There’s no question that mobile has revolutionized the way in which consumers shop. It has empowered shoppers, perhaps above all, by imparting them with product and pricing knowledge. “In the old days, everything was an impulse purchase,” says Ken Barnett, CEO of shopper agency MARS. “Today it’s flip flopped—70 percent is planned purchase. People are coming into the store more informed.”

The reality of retailing today is that price is no longer enough to establish a winning edge. Rather, the success of Target, Whole Foods and others suggests that the ultimate drivers of brand loyalty will remain merchandising, selection and the overall in-store experience.
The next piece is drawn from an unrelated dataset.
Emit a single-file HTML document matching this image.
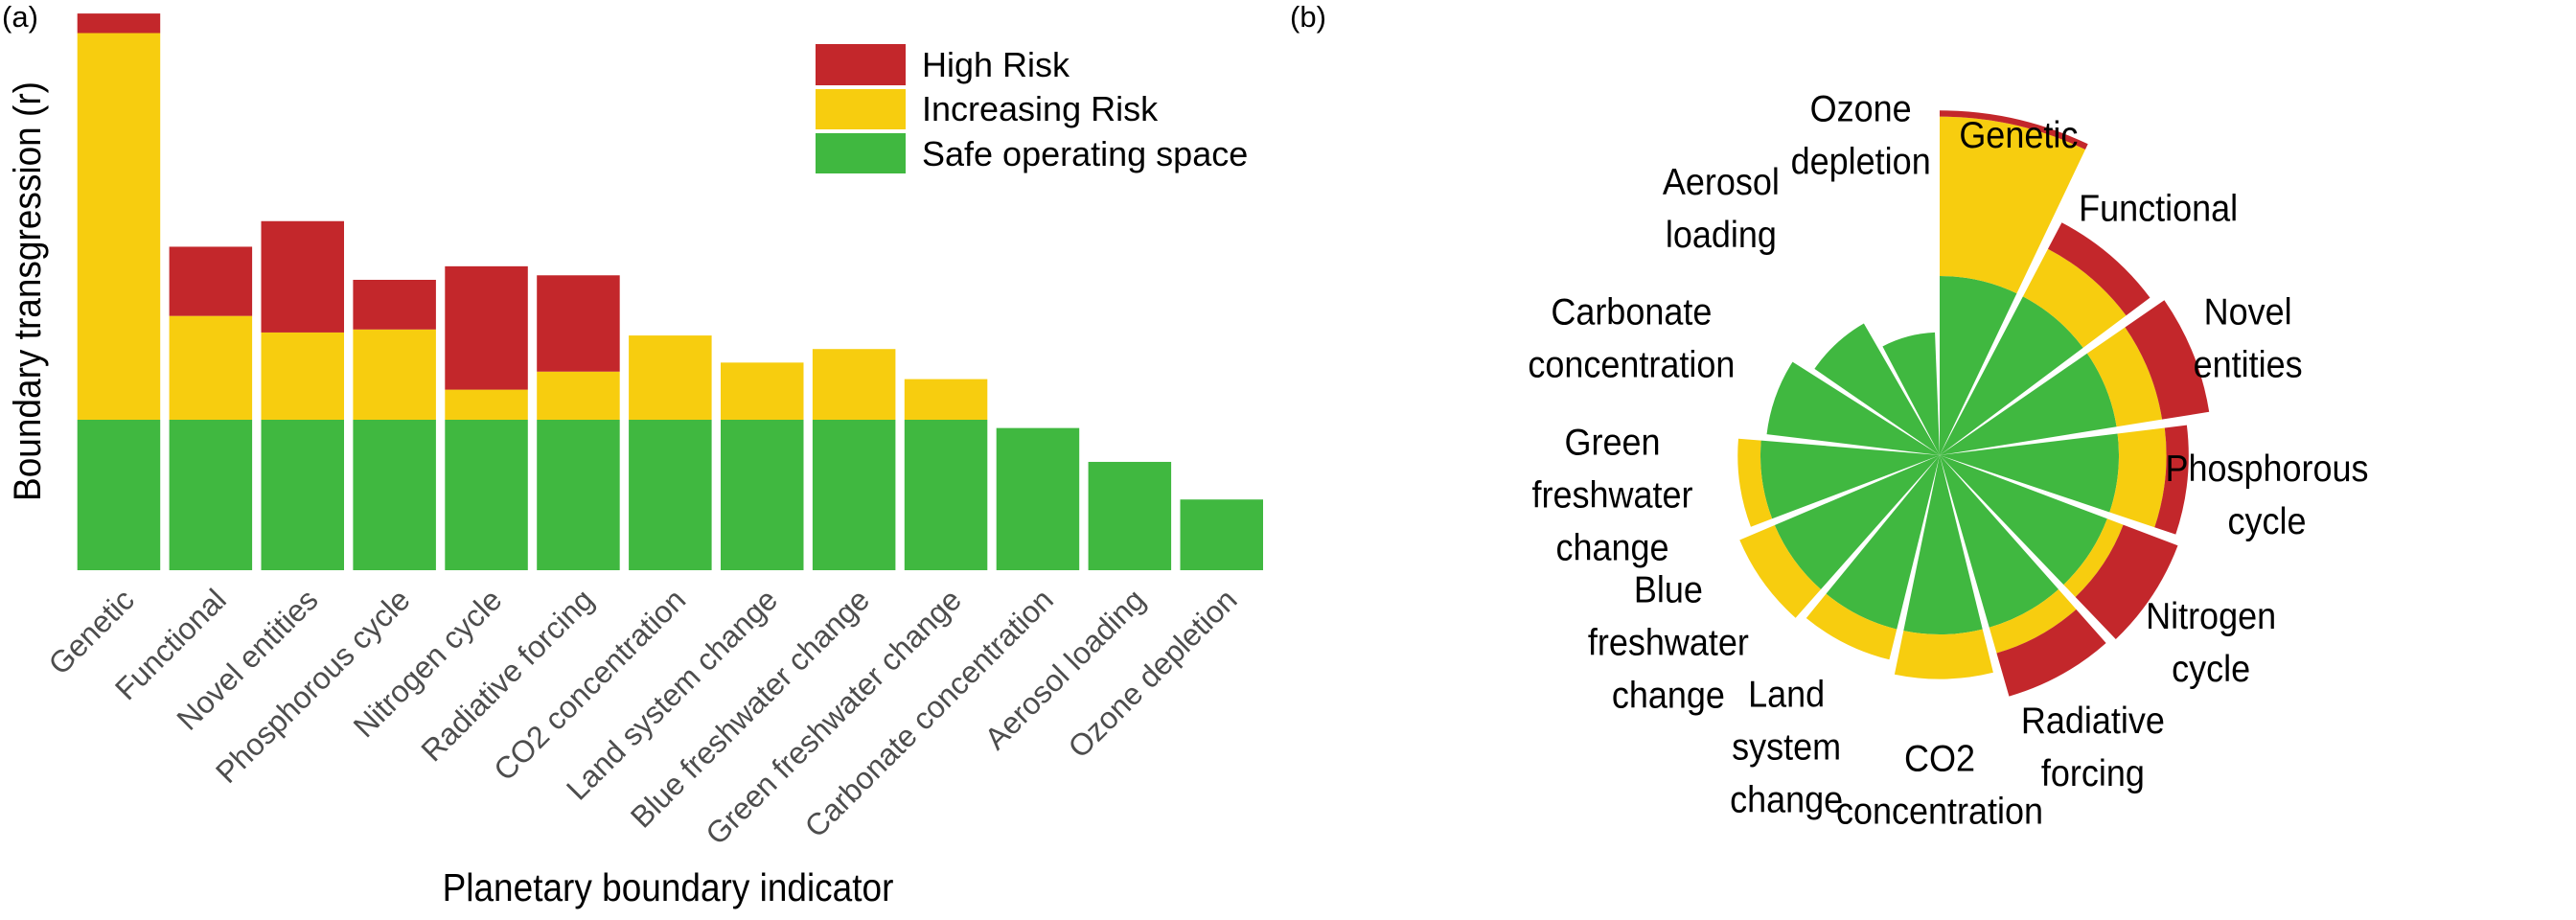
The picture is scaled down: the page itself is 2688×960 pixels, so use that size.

“Mobile provides a great conduit to the shopping experience, but it cannot replace that experience,” says Aidan Tracey, CEO of Mosaic Sales Solutions. “The mechanics of shopping have changed. Today’s consumer is armed with much better information in real time than ever before, so that just puts more importance [on all of those other] differentiators that drive foot traffic, increase basket size and retain customers.”

 

 

Shoppers Check In

Smartphone users seem to have no qualms about sharing their location with friends and family, and a new study from the National Retail Federation’s Shop.org found that they’re also interested in sharing location information with retailers. One third (33 percent) of those who own smartphones say they have shared their location with retailers.

The challenge for retailers and shopper marketers is what to do with this data. “While check in and store location functionality are already gaining popularity, retailers have only just scratched the surface of using location data to better serve their customers,” says Jennifer Vlahavas, senior director of comScore, which co-sponsored the study. “In-store shopping maps and customized shopping lists are a few of the possibilities that will cater to the consumer.”

Interestingly, the study found that men are more likely than women to share their location with a retailer (40 percent vs. 25 percent respectively), and nearly half (46 percent) of those aged 18-34 say they have shared their location, compared to just two in 10 (22 percent) of those aged 35-54.